TO DO:
The material below holds a span beginning at the line with "Give me the D3.js source for this chart." and ending at the line with "const vsC = [30, 26, 25, 26, 21, 16, 20];". Quote that span exactly, both ends included, and only that span.

** start of ROWS **

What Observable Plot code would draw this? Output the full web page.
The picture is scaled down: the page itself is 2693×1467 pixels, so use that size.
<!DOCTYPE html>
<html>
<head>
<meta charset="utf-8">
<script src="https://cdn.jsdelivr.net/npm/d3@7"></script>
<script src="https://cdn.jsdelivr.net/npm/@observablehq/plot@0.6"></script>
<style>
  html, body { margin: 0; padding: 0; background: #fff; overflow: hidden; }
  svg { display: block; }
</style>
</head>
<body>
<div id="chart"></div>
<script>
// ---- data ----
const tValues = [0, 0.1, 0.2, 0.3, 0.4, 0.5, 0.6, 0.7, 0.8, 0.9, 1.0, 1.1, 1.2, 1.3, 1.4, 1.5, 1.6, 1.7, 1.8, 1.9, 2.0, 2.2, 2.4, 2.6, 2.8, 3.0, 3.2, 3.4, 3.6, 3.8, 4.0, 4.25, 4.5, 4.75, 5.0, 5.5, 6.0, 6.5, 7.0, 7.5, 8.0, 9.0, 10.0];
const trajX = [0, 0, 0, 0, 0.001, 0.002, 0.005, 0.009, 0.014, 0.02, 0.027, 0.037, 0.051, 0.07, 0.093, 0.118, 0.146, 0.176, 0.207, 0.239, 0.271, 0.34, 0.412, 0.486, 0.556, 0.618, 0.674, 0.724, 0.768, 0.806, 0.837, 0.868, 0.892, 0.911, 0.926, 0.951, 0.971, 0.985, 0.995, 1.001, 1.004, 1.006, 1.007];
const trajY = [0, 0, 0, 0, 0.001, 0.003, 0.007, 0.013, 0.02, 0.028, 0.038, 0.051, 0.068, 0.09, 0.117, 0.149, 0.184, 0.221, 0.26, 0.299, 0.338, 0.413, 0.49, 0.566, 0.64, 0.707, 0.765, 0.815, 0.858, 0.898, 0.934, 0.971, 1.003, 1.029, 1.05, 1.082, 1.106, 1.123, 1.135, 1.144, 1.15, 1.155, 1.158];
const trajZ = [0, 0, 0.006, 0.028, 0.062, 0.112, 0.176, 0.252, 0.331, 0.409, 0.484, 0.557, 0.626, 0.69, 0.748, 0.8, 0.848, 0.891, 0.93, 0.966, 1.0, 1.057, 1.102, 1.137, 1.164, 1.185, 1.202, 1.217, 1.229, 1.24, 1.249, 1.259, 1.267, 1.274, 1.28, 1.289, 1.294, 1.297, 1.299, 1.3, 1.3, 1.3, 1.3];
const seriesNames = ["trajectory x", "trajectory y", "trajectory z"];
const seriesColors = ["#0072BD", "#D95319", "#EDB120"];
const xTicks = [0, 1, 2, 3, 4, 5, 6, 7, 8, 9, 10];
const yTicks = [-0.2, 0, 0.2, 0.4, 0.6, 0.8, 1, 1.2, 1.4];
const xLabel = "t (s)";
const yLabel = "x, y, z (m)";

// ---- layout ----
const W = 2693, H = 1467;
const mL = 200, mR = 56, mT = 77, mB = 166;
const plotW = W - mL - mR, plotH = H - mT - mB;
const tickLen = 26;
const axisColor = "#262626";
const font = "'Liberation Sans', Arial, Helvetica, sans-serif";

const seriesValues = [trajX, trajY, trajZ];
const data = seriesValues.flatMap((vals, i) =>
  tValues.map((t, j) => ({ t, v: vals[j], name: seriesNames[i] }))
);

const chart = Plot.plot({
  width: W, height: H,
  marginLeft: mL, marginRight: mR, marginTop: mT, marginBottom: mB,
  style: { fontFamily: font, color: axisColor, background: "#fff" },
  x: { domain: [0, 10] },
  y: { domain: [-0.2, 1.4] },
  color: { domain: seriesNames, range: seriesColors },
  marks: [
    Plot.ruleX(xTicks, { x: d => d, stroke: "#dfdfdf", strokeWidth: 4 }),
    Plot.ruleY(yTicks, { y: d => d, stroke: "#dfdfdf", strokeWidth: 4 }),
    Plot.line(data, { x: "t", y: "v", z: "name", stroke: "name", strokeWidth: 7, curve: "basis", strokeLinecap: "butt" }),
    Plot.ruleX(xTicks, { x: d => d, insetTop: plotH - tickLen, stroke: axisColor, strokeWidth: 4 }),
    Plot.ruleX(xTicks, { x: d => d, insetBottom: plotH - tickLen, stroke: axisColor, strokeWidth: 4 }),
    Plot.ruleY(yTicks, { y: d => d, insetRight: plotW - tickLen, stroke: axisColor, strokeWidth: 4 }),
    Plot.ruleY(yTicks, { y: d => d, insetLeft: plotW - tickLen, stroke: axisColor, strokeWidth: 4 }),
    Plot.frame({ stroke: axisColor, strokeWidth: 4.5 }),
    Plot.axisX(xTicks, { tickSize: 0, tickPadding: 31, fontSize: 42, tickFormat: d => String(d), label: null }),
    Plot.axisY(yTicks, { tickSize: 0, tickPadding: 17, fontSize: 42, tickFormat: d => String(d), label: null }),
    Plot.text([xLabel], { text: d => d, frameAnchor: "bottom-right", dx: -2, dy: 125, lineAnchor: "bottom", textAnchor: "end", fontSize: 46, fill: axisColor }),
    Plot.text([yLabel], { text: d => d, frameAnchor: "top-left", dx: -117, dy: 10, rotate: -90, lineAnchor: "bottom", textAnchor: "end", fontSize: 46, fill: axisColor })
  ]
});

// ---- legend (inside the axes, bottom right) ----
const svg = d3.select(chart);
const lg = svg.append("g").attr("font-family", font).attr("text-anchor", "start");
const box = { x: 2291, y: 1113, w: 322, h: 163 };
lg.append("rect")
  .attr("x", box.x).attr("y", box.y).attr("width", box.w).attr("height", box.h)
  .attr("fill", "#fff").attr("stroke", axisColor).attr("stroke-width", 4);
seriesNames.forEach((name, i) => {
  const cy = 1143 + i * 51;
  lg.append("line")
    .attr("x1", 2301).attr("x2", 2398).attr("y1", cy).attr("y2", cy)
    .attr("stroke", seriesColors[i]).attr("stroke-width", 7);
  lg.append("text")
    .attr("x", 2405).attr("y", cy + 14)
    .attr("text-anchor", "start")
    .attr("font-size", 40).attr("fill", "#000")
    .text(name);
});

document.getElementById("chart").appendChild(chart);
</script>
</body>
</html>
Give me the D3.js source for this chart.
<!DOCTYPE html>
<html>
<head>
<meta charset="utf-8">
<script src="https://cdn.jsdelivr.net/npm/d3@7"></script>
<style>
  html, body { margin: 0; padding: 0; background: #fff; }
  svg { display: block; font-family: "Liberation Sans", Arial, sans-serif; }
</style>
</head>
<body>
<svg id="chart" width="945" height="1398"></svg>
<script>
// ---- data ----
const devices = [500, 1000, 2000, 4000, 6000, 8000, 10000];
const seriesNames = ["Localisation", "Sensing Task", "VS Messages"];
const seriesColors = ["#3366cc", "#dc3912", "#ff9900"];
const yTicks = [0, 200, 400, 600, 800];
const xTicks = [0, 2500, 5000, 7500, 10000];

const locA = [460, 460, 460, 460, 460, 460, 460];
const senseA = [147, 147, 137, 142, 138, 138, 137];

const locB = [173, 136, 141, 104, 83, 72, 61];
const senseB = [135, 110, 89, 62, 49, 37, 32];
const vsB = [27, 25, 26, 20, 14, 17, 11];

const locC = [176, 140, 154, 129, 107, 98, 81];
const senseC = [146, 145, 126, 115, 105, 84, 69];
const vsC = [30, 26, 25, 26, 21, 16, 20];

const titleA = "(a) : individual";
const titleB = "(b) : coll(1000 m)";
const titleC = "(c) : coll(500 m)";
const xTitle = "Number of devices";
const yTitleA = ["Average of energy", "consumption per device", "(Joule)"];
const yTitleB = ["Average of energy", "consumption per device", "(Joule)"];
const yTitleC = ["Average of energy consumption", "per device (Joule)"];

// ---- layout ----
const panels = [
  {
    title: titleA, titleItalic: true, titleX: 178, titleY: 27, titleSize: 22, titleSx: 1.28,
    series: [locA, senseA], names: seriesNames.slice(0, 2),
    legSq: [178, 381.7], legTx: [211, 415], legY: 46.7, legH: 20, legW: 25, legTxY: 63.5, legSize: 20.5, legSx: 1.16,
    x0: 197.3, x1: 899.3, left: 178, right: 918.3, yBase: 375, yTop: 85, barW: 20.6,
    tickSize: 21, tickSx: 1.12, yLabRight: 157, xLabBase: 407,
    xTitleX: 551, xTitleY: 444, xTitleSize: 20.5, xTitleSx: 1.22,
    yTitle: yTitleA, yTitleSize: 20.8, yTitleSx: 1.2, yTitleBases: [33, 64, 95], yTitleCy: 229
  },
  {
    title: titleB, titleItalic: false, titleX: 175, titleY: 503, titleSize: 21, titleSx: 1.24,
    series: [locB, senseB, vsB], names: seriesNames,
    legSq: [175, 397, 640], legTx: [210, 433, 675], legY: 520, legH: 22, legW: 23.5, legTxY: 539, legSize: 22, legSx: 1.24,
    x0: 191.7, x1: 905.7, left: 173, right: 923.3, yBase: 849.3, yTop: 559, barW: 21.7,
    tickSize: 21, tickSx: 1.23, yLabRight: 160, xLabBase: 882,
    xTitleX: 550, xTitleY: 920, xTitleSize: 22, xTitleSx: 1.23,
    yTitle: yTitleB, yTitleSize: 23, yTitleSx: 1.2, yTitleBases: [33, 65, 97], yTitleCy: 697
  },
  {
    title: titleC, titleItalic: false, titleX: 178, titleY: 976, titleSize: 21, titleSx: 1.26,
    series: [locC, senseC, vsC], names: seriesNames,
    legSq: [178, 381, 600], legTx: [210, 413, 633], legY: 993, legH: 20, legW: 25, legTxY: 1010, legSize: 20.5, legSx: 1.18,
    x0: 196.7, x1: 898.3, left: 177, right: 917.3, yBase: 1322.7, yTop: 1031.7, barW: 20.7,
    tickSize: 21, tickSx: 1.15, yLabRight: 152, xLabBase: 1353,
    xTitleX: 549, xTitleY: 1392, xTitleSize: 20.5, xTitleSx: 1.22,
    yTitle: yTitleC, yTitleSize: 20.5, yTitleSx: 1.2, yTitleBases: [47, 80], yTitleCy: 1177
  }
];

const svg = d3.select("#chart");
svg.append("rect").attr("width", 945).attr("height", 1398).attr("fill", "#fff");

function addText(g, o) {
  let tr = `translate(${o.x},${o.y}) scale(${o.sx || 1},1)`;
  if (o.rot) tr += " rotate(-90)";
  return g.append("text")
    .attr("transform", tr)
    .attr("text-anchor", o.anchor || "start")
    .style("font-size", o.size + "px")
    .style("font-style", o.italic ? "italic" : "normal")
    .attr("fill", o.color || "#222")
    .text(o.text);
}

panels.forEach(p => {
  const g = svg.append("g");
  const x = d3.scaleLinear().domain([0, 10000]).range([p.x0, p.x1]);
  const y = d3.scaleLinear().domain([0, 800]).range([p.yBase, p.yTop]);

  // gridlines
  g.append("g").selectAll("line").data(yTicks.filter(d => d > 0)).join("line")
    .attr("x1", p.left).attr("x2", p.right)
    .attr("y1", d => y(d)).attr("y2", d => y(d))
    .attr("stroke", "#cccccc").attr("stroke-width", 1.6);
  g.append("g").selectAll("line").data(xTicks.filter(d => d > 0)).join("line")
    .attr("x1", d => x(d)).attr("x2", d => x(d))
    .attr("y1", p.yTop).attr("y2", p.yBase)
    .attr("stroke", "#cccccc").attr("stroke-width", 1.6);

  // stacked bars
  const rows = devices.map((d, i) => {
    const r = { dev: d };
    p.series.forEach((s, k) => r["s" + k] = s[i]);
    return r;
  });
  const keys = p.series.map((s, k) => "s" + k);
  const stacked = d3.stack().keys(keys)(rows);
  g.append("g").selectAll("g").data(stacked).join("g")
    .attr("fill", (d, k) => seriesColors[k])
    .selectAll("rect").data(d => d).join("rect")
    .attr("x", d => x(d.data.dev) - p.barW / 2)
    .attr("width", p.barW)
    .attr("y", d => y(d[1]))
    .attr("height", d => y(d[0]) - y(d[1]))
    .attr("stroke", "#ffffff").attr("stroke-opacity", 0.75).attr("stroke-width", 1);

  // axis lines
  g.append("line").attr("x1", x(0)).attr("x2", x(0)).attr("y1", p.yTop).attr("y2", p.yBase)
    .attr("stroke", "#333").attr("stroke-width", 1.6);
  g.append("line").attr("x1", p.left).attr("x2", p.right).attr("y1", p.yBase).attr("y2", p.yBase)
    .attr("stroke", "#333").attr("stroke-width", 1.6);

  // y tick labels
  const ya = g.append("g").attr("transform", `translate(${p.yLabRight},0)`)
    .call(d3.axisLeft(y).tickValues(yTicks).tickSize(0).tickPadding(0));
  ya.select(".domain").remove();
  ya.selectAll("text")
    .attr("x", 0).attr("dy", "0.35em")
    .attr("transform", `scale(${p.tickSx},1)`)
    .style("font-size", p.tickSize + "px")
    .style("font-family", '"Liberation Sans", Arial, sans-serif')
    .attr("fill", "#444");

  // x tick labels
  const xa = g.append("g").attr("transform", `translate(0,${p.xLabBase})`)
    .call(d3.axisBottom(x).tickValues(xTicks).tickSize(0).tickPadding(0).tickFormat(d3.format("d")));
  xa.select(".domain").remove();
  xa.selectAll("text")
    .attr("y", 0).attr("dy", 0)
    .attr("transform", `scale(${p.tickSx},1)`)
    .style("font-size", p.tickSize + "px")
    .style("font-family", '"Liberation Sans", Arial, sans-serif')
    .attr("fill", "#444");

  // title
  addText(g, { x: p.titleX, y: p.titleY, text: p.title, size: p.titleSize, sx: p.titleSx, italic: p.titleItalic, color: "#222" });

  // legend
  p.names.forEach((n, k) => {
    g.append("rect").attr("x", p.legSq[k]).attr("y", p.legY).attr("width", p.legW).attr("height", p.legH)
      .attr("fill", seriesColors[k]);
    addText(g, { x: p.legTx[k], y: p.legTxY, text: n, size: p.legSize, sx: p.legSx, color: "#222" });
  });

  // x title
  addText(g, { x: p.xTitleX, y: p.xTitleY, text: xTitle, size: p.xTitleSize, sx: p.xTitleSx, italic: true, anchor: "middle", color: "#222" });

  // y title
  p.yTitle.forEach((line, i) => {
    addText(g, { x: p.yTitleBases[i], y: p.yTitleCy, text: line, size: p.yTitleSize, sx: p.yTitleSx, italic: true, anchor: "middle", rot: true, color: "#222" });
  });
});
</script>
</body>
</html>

** end of ROWS **

THE REPLY:
Give me the D3.js source for this chart.
<!DOCTYPE html>
<html>
<head>
<meta charset="utf-8">
<script src="https://cdn.jsdelivr.net/npm/d3@7"></script>
<style>
  html, body { margin: 0; padding: 0; background: #fff; }
  svg { display: block; font-family: "Liberation Sans", Arial, sans-serif; }
</style>
</head>
<body>
<svg id="chart" width="945" height="1398"></svg>
<script>
// ---- data ----
const devices = [500, 1000, 2000, 4000, 6000, 8000, 10000];
const seriesNames = ["Localisation", "Sensing Task", "VS Messages"];
const seriesColors = ["#3366cc", "#dc3912", "#ff9900"];
const yTicks = [0, 200, 400, 600, 800];
const xTicks = [0, 2500, 5000, 7500, 10000];

const locA = [460, 460, 460, 460, 460, 460, 460];
const senseA = [147, 147, 137, 142, 138, 138, 137];

const locB = [173, 136, 141, 104, 83, 72, 61];
const senseB = [135, 110, 89, 62, 49, 37, 32];
const vsB = [27, 25, 26, 20, 14, 17, 11];

const locC = [176, 140, 154, 129, 107, 98, 81];
const senseC = [146, 145, 126, 115, 105, 84, 69];
const vsC = [30, 26, 25, 26, 21, 16, 20];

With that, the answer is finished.